Delegation is absolutely necessary for any CEO to be successful, but there are a number of core responsibilities that shouldn’t be be passed on to another. Like a sea captain is fully in charge of the ship's most important functions, as CEO, you own these responsibilities.
1) Set the Course – “A ship in the harbor is safe…but that’s not what ships were made for.” – J. A. Shedd. One of the most important roles of any CEO is to set the direction for their organization, as well as drive the organization forward to achieve its mission. Developing the right strategies for the business sets the stage for everything else. While you should certainly involve your key leaders in the development and refinement of company strategy, you must be the one to set guidelines and objectives, formulate and drive the process, and separate out individual opinions from the elements of strategy that will make sense for the overall business. Setting the course and successfully implementing the plan is your most important job.
2) Hand-Select Your Officers – You know that having the right people on your executive team is critical to the success and wellbeing of both yourself and your company. Building a senior leadership team is your job and should not be delegated. The team must be structured correctly with appropriately designed roles and responsibilities, and the people in those roles must have the competencies and capabilities required. Individuals must align with company culture and, most importantly, be able to work effectively with other members of the team.
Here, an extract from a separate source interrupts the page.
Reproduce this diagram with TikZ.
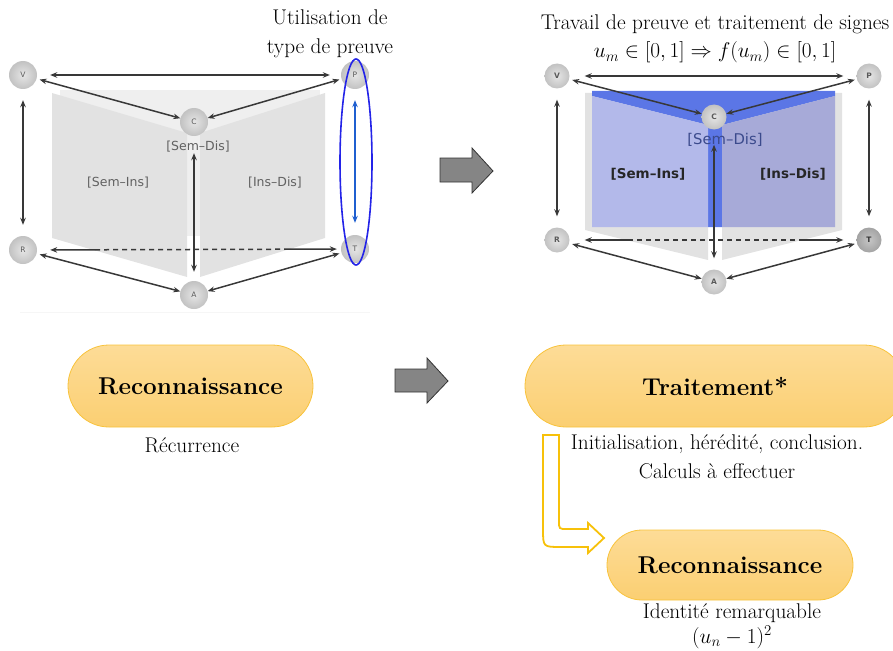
\RequirePackage{fix-cm}
\documentclass[tikz,border=0pt]{standalone}
\usepackage{fontspec}
\newfontfamily\labfont{DejaVu Sans}
\usetikzlibrary{arrows.meta,shapes.misc,calc}
\definecolor{arrcol}{HTML}{383838}
\definecolor{pagelight}{HTML}{EFEFEF}
\definecolor{pagegray}{HTML}{E2E2E2}
\definecolor{bluedark}{HTML}{5B76E6}
\definecolor{bluelight}{HTML}{B3B9EA}
\definecolor{bluegrey}{HTML}{A7AAD8}
\definecolor{ellblue}{HTML}{2323E8}
\definecolor{arrblue}{HTML}{1F5FD0}
\definecolor{boxtop}{HTML}{FDDC97}
\definecolor{boxbot}{HTML}{FBCF72}
\definecolor{boxborder}{HTML}{F8C33C}
\definecolor{yellowline}{HTML}{F7C10A}
\definecolor{blockgray}{HTML}{858585}
\definecolor{semdisblue}{HTML}{3B4A8C}
\begin{document}
\begin{tikzpicture}[x=1pt,y=-1pt,
  sph/.style={circle, inner sep=0pt, minimum size=28pt, inner color=gray!20, outer color=gray!48,
    font=\labfont\fontsize{7.5}{9}\selectfont, text=black!65},
  sphR/.style={sph, minimum size=25pt, font=\labfont\bfseries\fontsize{7.5}{9}\selectfont},
  sphdark/.style={sphR, inner color=gray!45, outer color=gray!72, text=black!80},
  arr/.style={draw=arrcol, line width=1.5pt, {Stealth[length=7pt,width=5.5pt]}-{Stealth[length=7pt,width=5.5pt]}},
  arrL/.style={draw=arrcol, line width=1.5pt, {Stealth[length=7pt,width=5.5pt]}-},
  arrRt/.style={draw=arrcol, line width=1.5pt, -{Stealth[length=7pt,width=5.5pt]}},
  dsh/.style={draw=arrcol, line width=1.5pt, dash pattern=on 5pt off 4pt},
  labL/.style={font=\labfont\fontsize{12.5}{15}\selectfont, text=black!62, inner sep=0pt},
  labR/.style={font=\labfont\bfseries\fontsize{13.5}{16}\selectfont, text=black!85, inner sep=0pt},
  captxt/.style={font=\fontsize{21.3}{28.5}\selectfont, align=center, inner sep=0pt},
  pill/.style={rounded rectangle, draw=boxborder, line width=0.8pt, top color=boxtop, bottom color=boxbot,
    font=\fontsize{24.3}{29}\selectfont\bfseries, minimum height=82pt, inner sep=0pt},
  blockarrow/.style={fill=blockgray, draw=black!80, line width=0.8pt},
  hollowarrow/.style={draw=yellowline, line width=1.8pt, fill=white}
]
\useasboundingbox (0,0) rectangle (893,650);
\clip (0,0) rectangle (893,650);

% ---------- left diagram ----------
\draw[gray!7, line width=1pt] (20,312) -- (370,312);
\fill[pagelight] (60,90) rectangle (320,236);
\fill[pagegray] (52,93) -- (187,133) -- (187,277) -- (52,238) -- cycle;
\fill[pagegray] (200,133) -- (325,93) -- (325,238) -- (200,277) -- cycle;

\node[labL] (lsd) at (198,147) {[Sem–Dis]};
\node[labL] (lsi) at (118,183) {[Sem–Ins]};
\node[labL] (lid) at (275,183) {[Ins–Dis]};

\node[captxt] (lt) at (330,34) {Utilisation de\\type de preuve};

\node[sph] (V) at (23,75) {V};
\node[sph] (P) at (355,75) {P};
\node[sph] (C) at (194,122) {C};
\node[sph] (R) at (23,250) {R};
\node[sph] (T) at (355,249) {T};
\node[sph] (A) at (194,295) {A};

\draw[arr, shorten <=13pt, shorten >=11pt] (V) -- (P);
\draw[arr, shorten <=3pt] (V) -- (C);
\draw[arr, shorten >=2pt] (C) -- (P);
\draw[arr, shorten <=11pt, shorten >=11pt] (V) -- (R);
\draw[arr, shorten <=17pt, shorten >=9pt] (C) -- (A);
\draw[arr, shorten <=3pt] (R) -- (A);
\draw[arr, shorten >=2pt] (A) -- (T);
\coordinate (lrt1) at ($(R)!0.217!(T)$);
\coordinate (lrt2) at ($(R)!0.789!(T)$);
\draw[arrL, shorten <=13pt] (R) -- (lrt1);
\draw[dsh] (lrt1) -- (lrt2);
\draw[arrRt, shorten >=4pt] (lrt2) -- (T);
\draw[draw=arrblue, line width=1.5pt, {Stealth[length=7pt,width=5.5pt]}-{Stealth[length=7pt,width=5.5pt]}, shorten <=11pt, shorten >=12pt] (P) -- (T);
\draw[ellblue, line width=1.6pt] (356,162) ellipse [x radius=16, y radius=103];

% ---------- right diagram ----------
\fill[pagegray] (585,93) -- (708,93) -- (708,260) -- (585,230) -- cycle;
\fill[pagegray] (722,93) -- (842,93) -- (842,230) -- (722,260) -- cycle;
\fill[bluedark] (592,91) -- (835,91) -- (835,96) -- (722,125) -- (722,227) -- (708,227) -- (708,125) -- (592,96) -- cycle;
\fill[bluelight] (592,96) -- (708,125) -- (708,227) -- (592,227) -- cycle;
\fill[bluegrey] (722,125) -- (835,96) -- (835,227) -- (722,227) -- cycle;

\node[labR, text=semdisblue, font=\labfont\fontsize{14.8}{17}\selectfont] (rsd) at (725,140) {[Sem–Dis]};
\node[labR] (rsi) at (648,174) {[Sem–Ins]};
\node[labR] (rid) at (793,174) {[Ins–Dis]};

\node[captxt] (rt) at (715,39) {Travail de preuve et traitement de signes\\$u_m\in[0,1]\Rightarrow f(u_m)\in[0,1]$};

\node[sphR] (V2) at (557,76) {V};
\node[sphR] (P2) at (869,76) {P};
\node[sphR] (C2) at (714,117) {C};
\node[sphR] (R2) at (557,240) {R};
\node[sphdark] (T2) at (869,240) {T};
\node[sphR] (A2) at (714,282) {A};

\draw[arr, shorten <=15pt, shorten >=13pt] (V2) -- (P2);
\draw[arr, shorten <=3pt] (V2) -- (C2);
\draw[arr, shorten >=2pt] (C2) -- (P2);
\draw[arr, shorten <=11pt, shorten >=11pt] (V2) -- (R2);
\draw[arr, shorten <=11pt, shorten >=11pt] (P2) -- (T2);
\draw[arr, shorten <=15pt, shorten >=11pt] (C2) -- (A2);
\draw[arr, shorten <=3pt] (R2) -- (A2);
\draw[arr, shorten >=2pt] (A2) -- (T2);
\coordinate (rrt1) at ($(R2)!0.228!(T2)$);
\coordinate (rrt2) at ($(R2)!0.78!(T2)$);
\draw[arrL, shorten <=15pt] (R2) -- (rrt1);
\draw[dsh] (rrt1) -- (rrt2);
\draw[arrRt, shorten >=13pt] (rrt2) -- (T2);

% ---------- block arrows ----------
\draw[blockarrow] (440,158) -- (472,158) -- (472,148) -- (493,171) -- (472,193) -- (472,182) -- (440,182) -- cycle;
\draw[blockarrow] (395,369) -- (427,369) -- (427,358) -- (448,381) -- (427,403) -- (427,392) -- (395,392) -- cycle;

% ---------- bottom boxes ----------
\node[pill, minimum width=245pt] (rec1) at (190.5,386) {Reconnaissance};
\node[captxt] (rec1c) at (192,445) {Récurrence};

\node[pill, minimum width=380pt] (trt) at (715,386) {Traitement*};
\node[captxt] (trtc) at (717,457) {Initialisation, hérédité, conclusion.\\Calculs à effectuer};

\node[pill, minimum width=246pt, minimum height=70pt] (rec2) at (730,565) {Reconnaissance};
\node[captxt] (rec2c) at (732,626) {Identité remarquable\\[-4pt]$(u_n-1)^2$};

\draw[hollowarrow] (543,435) -- (559,435) -- (559,521) .. controls (559,529) .. (567,529) -- (588,529) -- (588,523) -- (604,538) -- (588,553) -- (588,547) -- (561,547) .. controls (543,547) .. (543,529) -- cycle;
\end{tikzpicture}
\end{document}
Your selection process must be rigorous not just based on personality and “good feelings.” Today, the most successful companies are using objective tools and interviewing techniques to dig beyond the surface persona and uncover more about a candidate, including leadership style, company culture requirements, reactions under pressure, and abilities to develop and mentor. As CEO, this probing approach is up to you. When you hire a team of people who are each excellent in their role, work together well, and have the ability to both be successful in their area of expertise, as well as step up and add value to the overall company success, you have done your job.
3) Manage Your Cargo Wisely - There is a line across the the hull a boat called the Plimsoll Line which “indicates the maximum depth a vessel can be safely immersed when loaded with cargo.” (National Ocean Service). The depth varies with dimensions, cargo, time of year, and the water densities. The success of the voyage depends on paying close attention to the Plimsoll Line and all of the external and internal factors that impact the ship...an excellent analogy for the tricky business of managing your company's finite resources.
You are operating an organization that has complexities, opportunities and limitations, and your surroundings are ever changing. As CEO, you must take all of this into account and allocate resources skillfully. Without your careful attention, your ship could go down or, reversely, miss out on maximizing its potential. You have the final say on critical decisions with respect to capital, people, and other assets in the business. And to stay on track, you need very focused objectives that come from your strategic plan. The key is to hammer the list of potential goals and objectives down to the most critically important, and make sure that the key resources are allocated to help you reach these goals. Given the many choices and tradeoffs that are a reality in all businesses (and all the various functions clamoring for more resources), it is your job to make sure the resources are allocated correctly.
4) Steer the Boat through Shifting Winds – “The pessimist complains about the wind; the optimist expects it to change; the realist adjusts the sails.” – William Arthur Ward. It is rare that everything goes to plan and it is your job to make adjustments when needed to stay on course. External occurrences, as well as unforeseen internal changes, impact business plans. Course corrections must be made and that is the job of the CEO. As we learn that certain objectives are just not going to pan out, or the obstacles are higher than we planned for, it is far better to face up to these issues as soon as possible, and modify (or even abandon) objectives to adjust to the new realities. The same holds true for external influences – a result of market, competitive, economic, disruptive or other short- or long-term changes. As CEO, only you can “adjust the sails.” It’s imperative that you remain alert and take action quickly!
5) Be the Best Captain You Can, for the Sake of Your Ship... and Yourself – No one said being CEO would be easy, because it’s not. Sometimes it’s hard to keep the right perspective of what the end game really is. As Yogi Bera once said “If you don't know where you are going, you will wind up somewhere else.”
There are two things to keep in mind when thinking about the longer-term outcomes: First, you will probably never be able to achieve all the goals you set for your business or personal life, but if you seek to do your personal best along the way, you will have greater success as you move towards achieving those goals.
Second, as a CEO you are responsible for thinking of your long-term personal objectives, including what comes after your current position. With the average lifespan of a CEO being between three to seven years with one company, it’s important you think about what you would like to do next, and start to set the stage. That includes preparing the organization (discretely, of course) by developing good succession plans and setting an excellent long-term course, as well as making sure that you also are personally prepared, both financially and mentally, in terms of what you may want to do next. While you may be overwhelmed with the day-to-day whirlwind of your role of CEO, now is the time to start thinking and planning for your future – as it will be here before you know it!
Serving as CEO is both complex and rewarding. Success is not guaranteed, but it is far more likely if you are clear on what must be done by you, and not by others, to keep the ship asail and to reach as satisfactory completion of your journey as the Captain of this ship.